Writing one’s death requires one to speak posthumously, as it were. As a matter of fact, one can say “I am dead,” as M. Valdemar does. But in principle this cannot be so, for if you say “I am dead,” it means that you are no longer there to say it. This reminds me of a childhood prelude to sleep: the question “Are you sleeping?” followed by the response “Yes I am.” Thus went the nocturnal exchanges with my sibling. This was a way of playing with language—less with words themselves than with the split between language and experience, words and consciousness.
Giving an eyewitness report on one’s death is beyond the possible. But what about experiencing death, even if only through our pens? Modern philosophers have argued over the meaning of death, and over whether we can talk of an experience of it at all. For some, death is not an experience; it is the limit of experience, as Epicurus’s Letter to Menoeceus suggests. For others, death is the capstone experience, the “moment of truth.” Mid-twentieth-century existentialists thought as much. For them, the finitude of life is the first premise of consciousness. Death is not a new beginning, nor is it a telos. It is the eschaton, the dark illumination of all that comes before. Death is not the passageway to eternal life. It is life’s fermata, the fructifying endpoint.
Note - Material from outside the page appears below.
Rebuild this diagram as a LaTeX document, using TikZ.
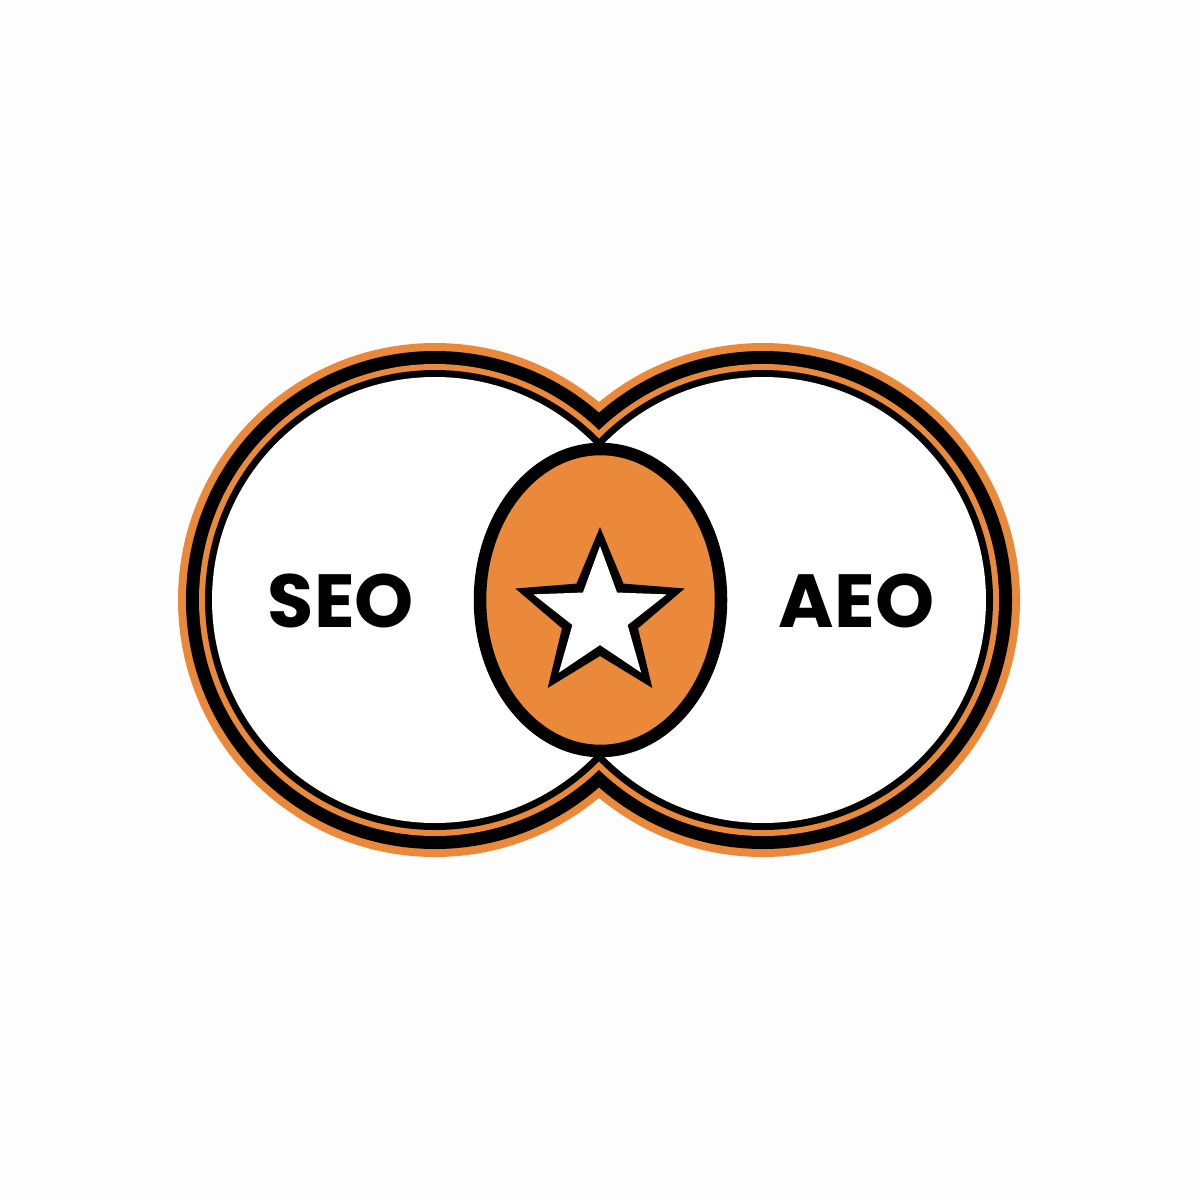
\documentclass[tikz,border=0pt]{standalone}
\usepackage{fontspec}
\newfontfamily\popfont{Poppins}
\definecolor{ringorange}{RGB}{234,137,58}
\definecolor{bg}{RGB}{253,253,253}
\begin{document}
\begin{tikzpicture}[x=0.01cm,y=-0.01cm,
  lbl/.style={inner sep=0pt, font=\popfont\bfseries\fontsize{21.4}{25}\selectfont, text=black}]
\fill[bg] (0,0) rectangle (1200,1200);
\useasboundingbox (0,0) rectangle (1200,1200);
\coordinate (cl) at (435,600);
\coordinate (cr) at (763,600);
% ring layers (union of two circles each)
\fill[ringorange] (cl) circle[radius=257] (cr) circle[radius=257];
\fill[black] (cl) circle[radius=249] (cr) circle[radius=249];
\fill[ringorange] (cl) circle[radius=236] (cr) circle[radius=236];
\fill[black] (cl) circle[radius=230] (cr) circle[radius=230];
\fill[white] (cl) circle[radius=223] (cr) circle[radius=223];
% central ellipse
\coordinate (mid) at (600.5,600);
\draw[fill=ringorange, draw=black, line width=3.56pt] (mid) ellipse[x radius=120.5, y radius=151];
% star
\begin{scope}[shift={(600,616)}]
\fill[black] (270:89) -- (306:40) -- (342:89) -- (18:40) -- (54:89) -- (90:40) -- (126:89) -- (162:40) -- (198:89) -- (234:40) -- cycle;
\fill[white] (270:70) -- (306:29) -- (342:70) -- (18:29) -- (54:70) -- (90:29) -- (126:70) -- (162:29) -- (198:70) -- (234:29) -- cycle;
\end{scope}
% labels
\node[lbl] (seo) at (341,601) {SEO};
\node[lbl] (aeo) at (856.5,601) {AEO};
\end{tikzpicture}
\end{document}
Martin Heidegger affirmed that death, precisely to the extent that it does not lead to the other world, is the occasion of authenticity. My death belongs only to me; my death is the ultimate proper event of my life, the one that cannot be sold, play-acted, or in any way alienated. No one can live my death for me, and it is therefore a strangely precious moment in which I am truly myself. Death, Heidegger wrote, is “that possibility which is one’s ownmost.”
Heidegger, a thinker who had a great deal of influence on twentieth-century French philosophy, can seem lofty and abstract. But any memorialist or autobiographer must confront the problem of authenticity—the full possession of “me.” Without grappling with death, how can he complete his memoirs and provide a full account of himself? When Michel de Montaigne wrote the first major European autobiography, he entitled it Essais. Essayer, in French, means “to try, to test, to taste, to experience.” Les Essais are exercises in life—trying out various lines of thinking and angles of vision in an effort to get a complete picture of personal experience. In one of the best-known chapters, Montaigne tells the story of his own death: At least, he tries. The experience Montaigne recounts is that of a coma following a fall from his horse. Montaigne can only use a proxy, an analogy. As Samuel Beckett might say of this effort, “Try again. Fail again. Fail better.”
For Montaigne, the purpose of philosophy, understood as an art of living and of reaching wisdom and temperance, was to learn how to die. His account of his loss of consciousness serves as an approach, one that gets “inside” and thus tames his inevitable death. Of course, his actual “passing” remains forever outside his experience. Nonetheless, Montaigne records his own absence to himself in a state of unconsciousness, drawing death close through the process of writing about his accident and resulting coma. He does not overcome death in the sense of defeating or avoiding it. But he incorporates it into his life. Most of us would look back on a bad fall resulting in a coma and tell a story about how we avoided dying. Montaigne goes in the opposite direction, writing as if it had been “the end.” Perhaps we cannot master our own death, but it seems we can narrate it.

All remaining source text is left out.